Другое дело — драматические актеры. Воспитанные на звучащей литературе, они генетически способны понимать и чувствовать каждую строку поющихся стихов. Отсюда их бережное отношение к слову и его звучанию. Кроме того, они приучены петь под гитару, что тоже немаловажно. Наконец, драма, в отличие от эстрады с ее ширпотребом на случайную и невзыскательную публику, учит мере скупого, но точного сценического рисунка без фальшивой аффектации и перебора. Артисты драмы, в отличие от эстрадных, приученных петь что попало, как правило, обладают литературным вкусом, и поют только то, что им самим нравится. Поэтому я люблю, когда поют драматические актеры.
В свете этого представляется неслучайным тот факт, что многие профессиональные драматические артисты сами стали литераторами и авторами песен. Не говоря уже о Владимире Высоцком, в их число вошли такие известные актеры, как Леонид Филатов, Владимир Рецептер, Вениамин Смехов, Людмила Иванова, Михаил Козаков и многие другие. Это «перетекание» из одной смежной области искусства в другую еще раз показало, что многие, подчас неожиданные открытия, совершаются в наши дни на стыке не только смежных наук, но и творческих профессий.

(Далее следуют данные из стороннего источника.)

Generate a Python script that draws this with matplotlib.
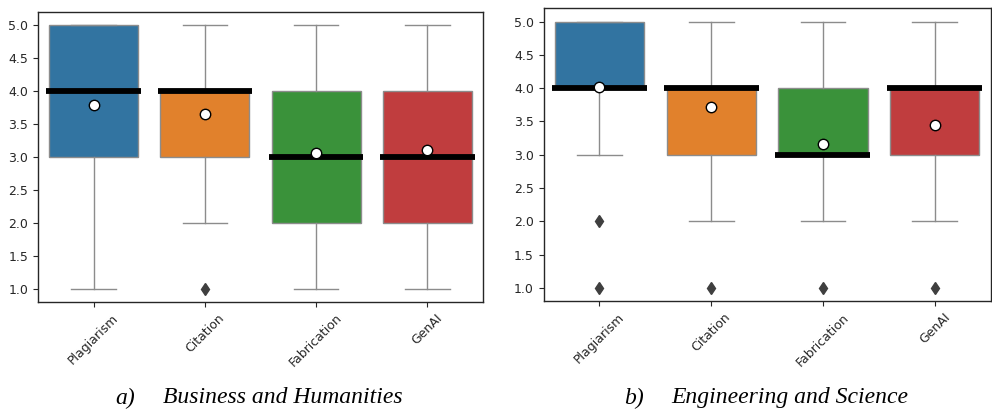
import matplotlib
matplotlib.use("Agg")
import matplotlib.pyplot as plt

categories = ["Plagiarism", "Citation", "Fabrication", "GenAI"]
colors = ["#3274a1", "#e1812c", "#3a923a", "#c03d3e"]

# a) Business and Humanities
bh_q1 = [3, 3, 2, 2]
bh_med = [4, 4, 3, 3]
bh_q3 = [5, 4, 4, 4]
bh_lo = [1, 2, 1, 1]
bh_hi = [5, 5, 5, 5]
bh_fliers = [[], [1], [], []]
bh_mean = [3.79, 3.65, 3.06, 3.10]

# b) Engineering and Science
es_q1 = [4, 3, 3, 3]
es_med = [4, 4, 3, 4]
es_q3 = [5, 4, 4, 4]
es_lo = [3, 2, 2, 2]
es_hi = [5, 5, 5, 5]
es_fliers = [[2, 1], [1], [1], [1]]
es_mean = [4.01, 3.71, 3.16, 3.44]


def draw(ax, q1, med, q3, lo, hi, fliers, mean):
    stats = []
    for i in range(len(categories)):
        stats.append(dict(q1=q1[i], med=med[i], q3=q3[i], whislo=lo[i],
                          whishi=hi[i], fliers=fliers[i], mean=mean[i],
                          label=categories[i]))
    gray = "#8c8c8c"
    res = ax.bxp(stats, positions=range(len(categories)), widths=0.8,
                 patch_artist=True, showmeans=True,
                 boxprops=dict(edgecolor=gray, linewidth=1),
                 whiskerprops=dict(color=gray, linewidth=1),
                 capprops=dict(color=gray, linewidth=1),
                 medianprops=dict(color="black", linewidth=4.2, zorder=4),
                 meanprops=dict(marker="o", markerfacecolor="white",
                                markeredgecolor="black", markersize=7.5,
                                markeredgewidth=1, zorder=5),
                 flierprops=dict(marker="d", markerfacecolor="#3f3f3f",
                                 markeredgecolor="#3f3f3f", markersize=6.5))
    for patch, c in zip(res["boxes"], colors):
        patch.set_facecolor(c)
    for cap in res["caps"]:
        x = cap.get_xdata()
        m = (x[0] + x[1]) / 2
        cap.set_xdata([m - 0.2, m + 0.2])
    for line in res["medians"]:
        x = line.get_xdata()
        m = (x[0] + x[1]) / 2
        line.set_xdata([m - 0.425, m + 0.425])
    ax.set_xlim(-0.5, len(categories) - 0.5)
    ax.set_ylim(0.8, 5.2)
    ax.set_yticks([1.0, 1.5, 2.0, 2.5, 3.0, 3.5, 4.0, 4.5, 5.0])
    ax.set_yticklabels([f"{v:.1f}" for v in ax.get_yticks()])
    ax.tick_params(axis="both", labelsize=9, colors="#262626", length=3.5)
    plt.setp(ax.get_xticklabels(), rotation=45)
    for s in ax.spines.values():
        s.set_color("#262626")
        s.set_linewidth(1)


fig = plt.figure(figsize=(9.92, 4.12), dpi=100)
ax1 = fig.add_axes([0.0383, 0.267, 0.4486, 0.704])
ax2 = fig.add_axes([0.548, 0.269, 0.4505, 0.711])

draw(ax1, bh_q1, bh_med, bh_q3, bh_lo, bh_hi, bh_fliers, bh_mean)
draw(ax2, es_q1, es_med, es_q3, es_lo, es_hi, es_fliers, es_mean)

cap_font = dict(family="Liberation Serif", style="italic", size=17, va="center")
fig.text(115 / 992, 0.034, "a)", ha="left", **cap_font)
fig.text(163 / 992, 0.034, "Business and Humanities", ha="left", **cap_font)
fig.text(624 / 992, 0.034, "b)", ha="left", **cap_font)
fig.text(671 / 992, 0.034, "Engineering and Science", ha="left", **cap_font)

fig.savefig("out.png", dpi=100)
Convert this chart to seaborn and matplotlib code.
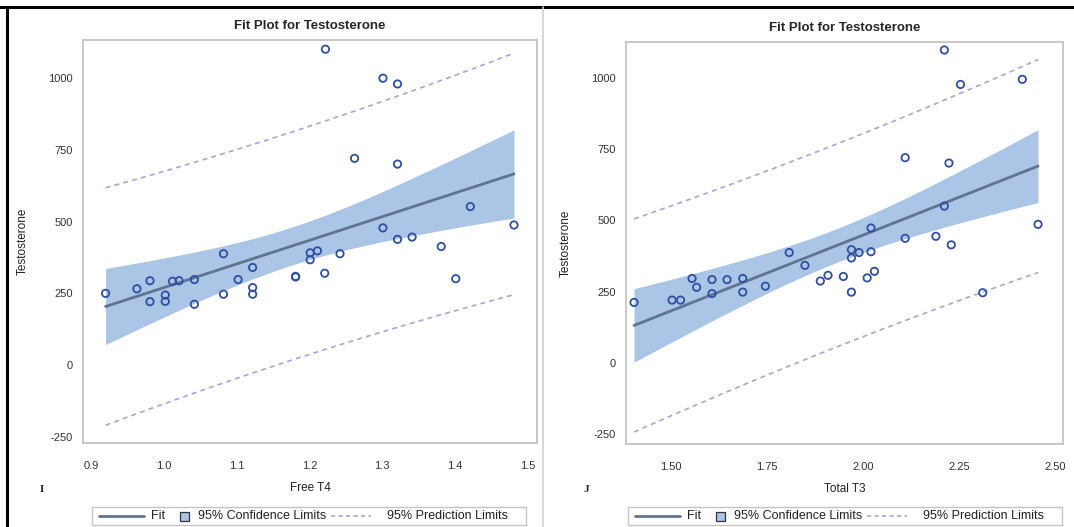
import numpy as np
import pandas as pd
from matplotlib import pyplot as plt
from matplotlib.lines import Line2D
from matplotlib.patches import Rectangle
import seaborn as sns

# Free T4 vs Testosterone (panel I)
free_t4 = [0.92, 0.963, 0.981, 0.981, 1.002, 1.002, 1.012, 1.021, 1.042, 1.042,
           1.082, 1.082, 1.102, 1.122, 1.122, 1.122, 1.181, 1.181, 1.201, 1.201,
           1.211, 1.221, 1.222, 1.242, 1.262, 1.301, 1.301, 1.321, 1.321, 1.321,
           1.341, 1.381, 1.401, 1.421, 1.481]
testo_i = [250, 266, 294, 221, 244, 222, 292, 294, 298, 212,
           388, 247, 298, 340, 270, 247, 307, 309, 391, 367,
           398, 320, 1100, 388, 720, 999, 478, 979, 700, 438,
           446, 413, 301, 552, 488]

# Total T3 vs Testosterone (panel J)
total_t3 = [1.404, 1.503, 1.525, 1.555, 1.567, 1.607, 1.607, 1.646, 1.687, 1.687,
            1.746, 1.808, 1.849, 1.889, 1.909, 1.949, 1.970, 1.970, 1.970, 1.990,
            2.011, 2.021, 2.021, 2.030, 2.110, 2.110, 2.190, 2.212, 2.212, 2.224,
            2.230, 2.254, 2.312, 2.415, 2.456]
testo_j = [212, 220, 220, 296, 265, 292, 243, 292, 296, 248,
           269, 387, 342, 287, 307, 303, 248, 368, 397, 387,
           298, 390, 473, 321, 437, 720, 444, 550, 1098, 701,
           414, 977, 246, 995, 486]

legend_labels = ['Fit', '95% Confidence Limits', '95% Prediction Limits']

T_CRIT = 2.0345  # t(0.975, df=33)

FIT_COL = "#617391"
CLM_COL = "#aac5e6"
PRED_COL = "#a6a6da"
PT_COL = "#2f4fa3"
FRAME_COL = "#c4c4c4"
W, H = 1074, 527


def fit_limits(x, y):
    x = np.asarray(x, float)
    y = np.asarray(y, float)
    n = len(x)
    b1, b0 = np.polyfit(x, y, 1)
    resid = y - (b0 + b1 * x)
    s = np.sqrt(np.sum(resid ** 2) / (n - 2))
    xg = np.linspace(x.min(), x.max(), 100)
    sxx = np.sum((x - x.mean()) ** 2)
    h = 1.0 / n + (xg - x.mean()) ** 2 / sxx
    yh = b0 + b1 * xg
    se_m = s * np.sqrt(h)
    se_p = s * np.sqrt(1 + h)
    return pd.DataFrame({'x': xg, 'fit': yh,
                         'clm_lo': yh - T_CRIT * se_m, 'clm_hi': yh + T_CRIT * se_m,
                         'pred_lo': yh - T_CRIT * se_p, 'pred_hi': yh + T_CRIT * se_p})


def fit_panel(ax, x, y, xlabel, xlim, xticks, xticklabels, ylim):
    band = fit_limits(x, y)
    ax.fill_between(band.x, band.clm_lo, band.clm_hi, color=CLM_COL, lw=0, zorder=1)
    sns.lineplot(data=band, x='x', y='fit', ax=ax, color=FIT_COL, lw=2, zorder=3)
    sns.lineplot(data=band, x='x', y='pred_lo', ax=ax, color=PRED_COL, lw=1.2,
                 dashes=(3, 2.5), zorder=2)
    sns.lineplot(data=band, x='x', y='pred_hi', ax=ax, color=PRED_COL, lw=1.2,
                 dashes=(3, 2.5), zorder=2)
    pts = pd.DataFrame({'x': x, 'y': y})
    sns.scatterplot(data=pts, x='x', y='y', ax=ax, marker='o', s=28,
                    facecolor='none', edgecolor=PT_COL, linewidth=1.3, zorder=4)
    ax.set_xlim(*xlim)
    ax.set_ylim(*ylim)
    ax.set_xticks(xticks)
    ax.set_xticklabels(xticklabels)
    ax.set_yticks([-250, 0, 250, 500, 750, 1000])
    ax.set_yticklabels(['-250', '0', '250', '500', '750', '1000'])
    ax.set_xlabel(xlabel, fontsize=8.5, color='#222222', labelpad=8)
    ax.set_ylabel('Testosterone', fontsize=8.5, color='#222222', labelpad=14)
    ax.set_title('Fit Plot for Testosterone', fontsize=9.5, fontweight='bold', pad=8)
    ax.tick_params(labelsize=8, colors='#555555', labelcolor='#333333', length=4,
                   width=0.8, direction='out')
    ax.tick_params(axis='x', pad=9)
    for sp in ax.spines.values():
        sp.set_color(FRAME_COL)
        sp.set_linewidth(1.3)


def sas_legend(fig, x0):
    # SAS-style legend bar: handles have different widths, so lay it out by hand
    tr = fig.transFigure
    yc = 1 - 516 / H
    fig.add_artist(Rectangle((x0 / W, 1 - 525 / H), 434 / W, 18 / H, transform=tr,
                             facecolor='white', edgecolor=FRAME_COL, lw=1))
    fig.add_artist(Line2D([(x0 + 7) / W, (x0 + 52) / W], [yc, yc], transform=tr,
                          color=FIT_COL, lw=2))
    fig.text((x0 + 59) / W, yc, legend_labels[0], fontsize=9, color='#222222',
             va='center')
    fig.add_artist(Rectangle(((x0 + 88) / W, yc - 4.5 / H), 9 / W, 9 / H,
                             transform=tr, facecolor=CLM_COL, edgecolor='#333333',
                             lw=0.9))
    fig.text((x0 + 106) / W, yc, legend_labels[1], fontsize=9, color='#222222',
             va='center')
    fig.add_artist(Line2D([(x0 + 239) / W, (x0 + 279) / W], [yc, yc], transform=tr,
                          color=PRED_COL, lw=1.2, ls=(0, (2.5, 2))))
    fig.text((x0 + 295) / W, yc, legend_labels[2], fontsize=9, color='#222222',
             va='center')


sns.set_style("white")
plt.rcParams['font.family'] = ['Liberation Sans', 'DejaVu Sans']

fig = plt.figure(figsize=(W / 100, H / 100), dpi=100)

ax1 = fig.add_axes([83 / W, 84 / H, 454 / W, 403 / H])
fit_panel(ax1, free_t4, testo_i, 'Free T4', (0.889, 1.5126),
          [0.9, 1.0, 1.1, 1.2, 1.3, 1.4, 1.5],
          ['0.9', '1.0', '1.1', '1.2', '1.3', '1.4', '1.5'], (-271, 1132))

ax2 = fig.add_axes([626 / W, 83 / H, 437 / W, 402 / H])
fit_panel(ax2, total_t3, testo_j, 'Total T3', (1.383, 2.521),
          [1.50, 1.75, 2.00, 2.25, 2.50],
          ['1.50', '1.75', '2.00', '2.25', '2.50'], (-285, 1126))

sas_legend(fig, 92)
sas_legend(fig, 628)

# panel letters
fig.text(40 / W, 1 - 490 / H, 'I', fontsize=8, fontweight='bold',
         family='Liberation Serif', va='center')
fig.text(584 / W, 1 - 490 / H, 'J', fontsize=8, fontweight='bold',
         family='Liberation Serif', va='center')

# page borders
fig.add_artist(Line2D([0, 1], [1 - 7 / H, 1 - 7 / H], color='black', lw=2.2))
fig.add_artist(Line2D([7 / W, 7 / W], [0, 1 - 7 / H], color='black', lw=2.2))
fig.add_artist(Line2D([543 / W, 543 / W], [0, 1 - 7 / H], color='#cfcfcf', lw=1.2))

fig.savefig('out.png', dpi=100)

Еще в Ленинграде в конце шестидесятых, подружившись с Владимиром Рецептером, я отчетливо замечал, как его знаменитый в те поры моноспектакль по «Гамлету» буквально подталкивал его к собственным стихам:
И кончился Шекспир, который классика,
И начался Шекспир, который жизнь.
Помню, в начале семидесятых Володя пригласил меня на свою премьеру пушкинского «Разговора книгопродавца и поэта». Усадив меня на заранее указанное место в десятом ряду, он весь спектакль с текстами от книгопродавца к поэту обращался ко мне. Я краснел и вздрагивал. Мне казалось, что на меня оборачиваются.
Вернемся, однако, в конец пятидесятых — начало шестидесятых.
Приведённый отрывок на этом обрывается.